AIM OF THE TASK: Only the pictures are left out: repeat the rest of the entries exactly.

RAW DATA:
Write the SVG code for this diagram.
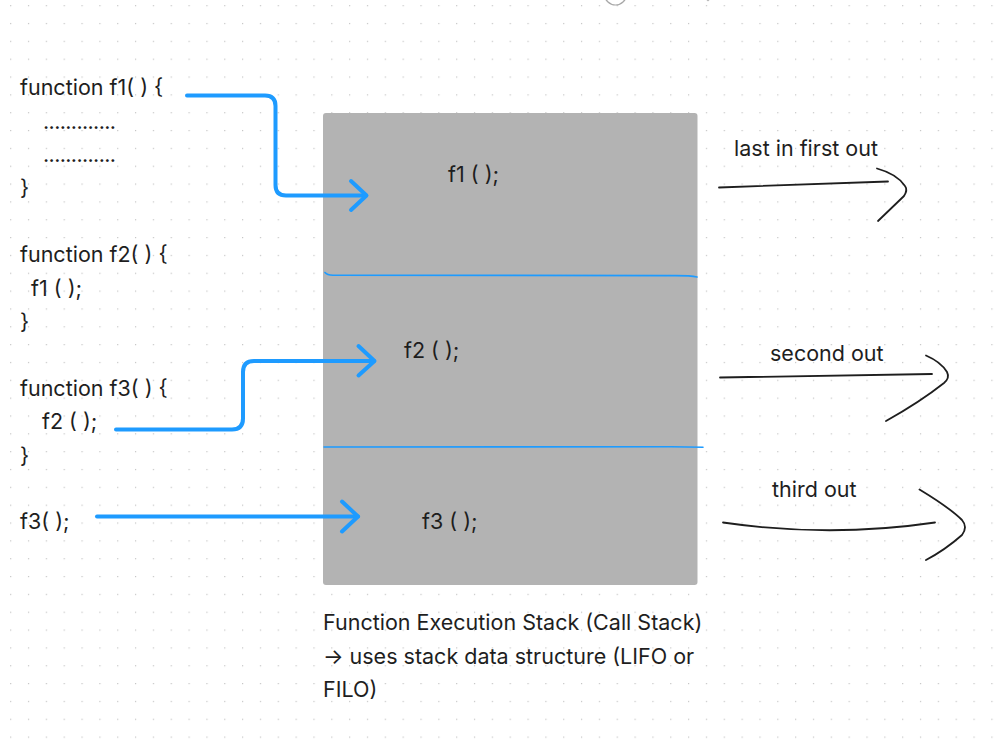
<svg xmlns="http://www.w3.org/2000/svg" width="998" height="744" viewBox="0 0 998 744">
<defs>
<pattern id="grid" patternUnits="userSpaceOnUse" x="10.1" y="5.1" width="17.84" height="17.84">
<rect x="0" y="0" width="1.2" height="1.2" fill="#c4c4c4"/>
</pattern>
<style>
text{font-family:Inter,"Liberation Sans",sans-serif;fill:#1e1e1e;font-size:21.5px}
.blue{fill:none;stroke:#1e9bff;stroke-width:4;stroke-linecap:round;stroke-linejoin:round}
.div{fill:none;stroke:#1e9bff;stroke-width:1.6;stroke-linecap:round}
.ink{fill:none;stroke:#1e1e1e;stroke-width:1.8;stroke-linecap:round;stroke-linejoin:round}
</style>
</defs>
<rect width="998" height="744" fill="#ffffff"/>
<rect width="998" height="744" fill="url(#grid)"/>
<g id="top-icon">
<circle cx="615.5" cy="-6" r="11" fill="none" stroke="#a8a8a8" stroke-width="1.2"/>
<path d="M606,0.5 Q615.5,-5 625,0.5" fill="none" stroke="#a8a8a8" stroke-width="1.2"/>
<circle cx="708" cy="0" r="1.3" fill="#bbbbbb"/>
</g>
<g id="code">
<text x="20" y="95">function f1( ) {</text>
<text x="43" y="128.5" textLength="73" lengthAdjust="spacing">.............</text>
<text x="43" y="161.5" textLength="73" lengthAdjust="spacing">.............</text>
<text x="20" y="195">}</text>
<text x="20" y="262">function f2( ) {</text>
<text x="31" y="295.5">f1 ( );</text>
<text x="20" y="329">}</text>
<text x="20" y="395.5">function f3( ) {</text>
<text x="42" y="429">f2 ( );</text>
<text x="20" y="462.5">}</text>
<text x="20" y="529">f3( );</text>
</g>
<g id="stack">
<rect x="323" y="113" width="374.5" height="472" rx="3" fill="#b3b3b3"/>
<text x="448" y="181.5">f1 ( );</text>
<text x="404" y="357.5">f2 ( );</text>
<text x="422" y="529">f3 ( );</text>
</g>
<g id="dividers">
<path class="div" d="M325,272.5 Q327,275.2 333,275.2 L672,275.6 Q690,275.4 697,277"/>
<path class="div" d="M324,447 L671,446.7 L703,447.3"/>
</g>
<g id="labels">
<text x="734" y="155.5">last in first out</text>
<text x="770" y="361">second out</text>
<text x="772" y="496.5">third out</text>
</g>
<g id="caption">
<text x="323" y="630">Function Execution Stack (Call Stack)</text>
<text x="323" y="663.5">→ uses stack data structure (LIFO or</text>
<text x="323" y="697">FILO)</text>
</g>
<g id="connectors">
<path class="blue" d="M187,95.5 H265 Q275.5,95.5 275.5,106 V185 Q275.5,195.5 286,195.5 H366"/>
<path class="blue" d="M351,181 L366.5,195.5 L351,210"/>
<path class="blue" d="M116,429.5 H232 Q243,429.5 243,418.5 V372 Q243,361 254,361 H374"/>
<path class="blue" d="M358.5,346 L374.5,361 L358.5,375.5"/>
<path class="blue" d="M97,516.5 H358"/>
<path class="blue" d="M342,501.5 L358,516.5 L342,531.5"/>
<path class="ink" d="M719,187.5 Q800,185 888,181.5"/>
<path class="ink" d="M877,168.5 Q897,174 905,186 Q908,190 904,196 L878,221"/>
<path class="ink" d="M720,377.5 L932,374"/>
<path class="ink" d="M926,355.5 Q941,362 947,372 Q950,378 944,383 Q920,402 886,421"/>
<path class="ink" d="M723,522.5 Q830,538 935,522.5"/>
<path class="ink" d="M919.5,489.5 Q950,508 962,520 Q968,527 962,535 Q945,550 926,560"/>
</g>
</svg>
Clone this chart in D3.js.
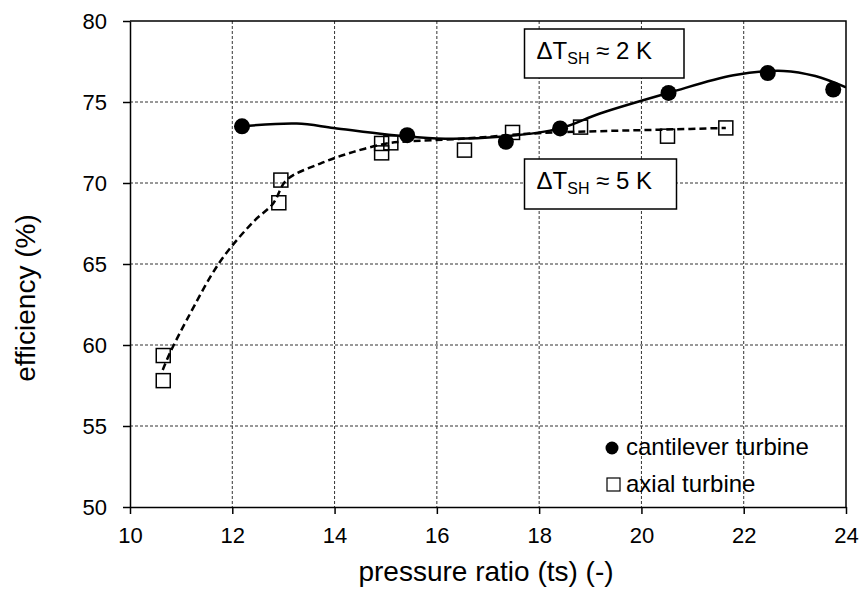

ANSWER TO THE PROBLEM:
Write the SVG code for this diagram.
<svg xmlns="http://www.w3.org/2000/svg" width="998" height="744" viewBox="0 0 998 744">
<defs>
<pattern id="grid" patternUnits="userSpaceOnUse" x="10.1" y="5.1" width="17.84" height="17.84">
<rect x="0" y="0" width="1.2" height="1.2" fill="#c4c4c4"/>
</pattern>
<style>
text{font-family:Inter,"Liberation Sans",sans-serif;fill:#1e1e1e;font-size:21.5px}
.blue{fill:none;stroke:#1e9bff;stroke-width:4;stroke-linecap:round;stroke-linejoin:round}
.div{fill:none;stroke:#1e9bff;stroke-width:1.6;stroke-linecap:round}
.ink{fill:none;stroke:#1e1e1e;stroke-width:1.8;stroke-linecap:round;stroke-linejoin:round}
</style>
</defs>
<rect width="998" height="744" fill="#ffffff"/>
<rect width="998" height="744" fill="url(#grid)"/>
<g id="top-icon">
<circle cx="615.5" cy="-6" r="11" fill="none" stroke="#a8a8a8" stroke-width="1.2"/>
<path d="M606,0.5 Q615.5,-5 625,0.5" fill="none" stroke="#a8a8a8" stroke-width="1.2"/>
<circle cx="708" cy="0" r="1.3" fill="#bbbbbb"/>
</g>
<g id="code">
<text x="20" y="95">function f1( ) {</text>
<text x="43" y="128.5" textLength="73" lengthAdjust="spacing">.............</text>
<text x="43" y="161.5" textLength="73" lengthAdjust="spacing">.............</text>
<text x="20" y="195">}</text>
<text x="20" y="262">function f2( ) {</text>
<text x="31" y="295.5">f1 ( );</text>
<text x="20" y="329">}</text>
<text x="20" y="395.5">function f3( ) {</text>
<text x="42" y="429">f2 ( );</text>
<text x="20" y="462.5">}</text>
<text x="20" y="529">f3( );</text>
</g>
<g id="stack">
<rect x="323" y="113" width="374.5" height="472" rx="3" fill="#b3b3b3"/>
<text x="448" y="181.5">f1 ( );</text>
<text x="404" y="357.5">f2 ( );</text>
<text x="422" y="529">f3 ( );</text>
</g>
<g id="dividers">
<path class="div" d="M325,272.5 Q327,275.2 333,275.2 L672,275.6 Q690,275.4 697,277"/>
<path class="div" d="M324,447 L671,446.7 L703,447.3"/>
</g>
<g id="labels">
<text x="734" y="155.5">last in first out</text>
<text x="770" y="361">second out</text>
<text x="772" y="496.5">third out</text>
</g>
<g id="caption">
<text x="323" y="630">Function Execution Stack (Call Stack)</text>
<text x="323" y="663.5">→ uses stack data structure (LIFO or</text>
<text x="323" y="697">FILO)</text>
</g>
<g id="connectors">
<path class="blue" d="M187,95.5 H265 Q275.5,95.5 275.5,106 V185 Q275.5,195.5 286,195.5 H366"/>
<path class="blue" d="M351,181 L366.5,195.5 L351,210"/>
<path class="blue" d="M116,429.5 H232 Q243,429.5 243,418.5 V372 Q243,361 254,361 H374"/>
<path class="blue" d="M358.5,346 L374.5,361 L358.5,375.5"/>
<path class="blue" d="M97,516.5 H358"/>
<path class="blue" d="M342,501.5 L358,516.5 L342,531.5"/>
<path class="ink" d="M719,187.5 Q800,185 888,181.5"/>
<path class="ink" d="M877,168.5 Q897,174 905,186 Q908,190 904,196 L878,221"/>
<path class="ink" d="M720,377.5 L932,374"/>
<path class="ink" d="M926,355.5 Q941,362 947,372 Q950,378 944,383 Q920,402 886,421"/>
<path class="ink" d="M723,522.5 Q830,538 935,522.5"/>
<path class="ink" d="M919.5,489.5 Q950,508 962,520 Q968,527 962,535 Q945,550 926,560"/>
</g>
</svg>
Clone this chart in D3.js.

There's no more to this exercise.